Nous avons eu beaucoup de peine à trouver du bois et plus encore à allumer notre feu. Nous aperçûmes alors deux traîneaux. Nous crions de toutes nos forces. C’étaient le père et l’oncle de mon compagnon à notre recherche. Nous campions sur l’île où se trouve la mission, et nous n’en étions qu’à un quart d’heure de distance… »


En arrivant à la mission, Mgr  Grandin trouva les Pères Gascon et Petitot, tout en larmes, offrant le saint sacrifice pour le repos de son âme.

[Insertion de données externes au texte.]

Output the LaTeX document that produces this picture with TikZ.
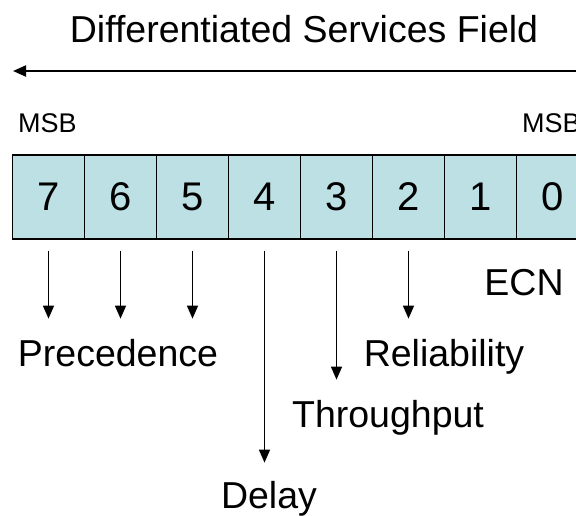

Ils avaient passé la nuit à tirer des coups de fusil, à fouiller les abords du lac en agitant des tisons enflammés ; et rien n’avait répondu. Mgr  Grandin aurait dû se geler jusqu’au cœur, disent les Indiens du pays.

Mais la Providence garde le missionnaire.

L’humble traîneau sauvage fut, au début des missions, un luxe exceptionnel.

Les missionnaires s’estimaient heureux de trouver, sur le traîneau du commis de la Compagnie, une petite place pour leur couverture de nuit et pour le strict nécessaire de leur chapelle. Mgr  Taché, Mgr  Faraud, Mgr  Clut, Mgr  Grouard, le P. Gascon allèrent ainsi de nombreuses années.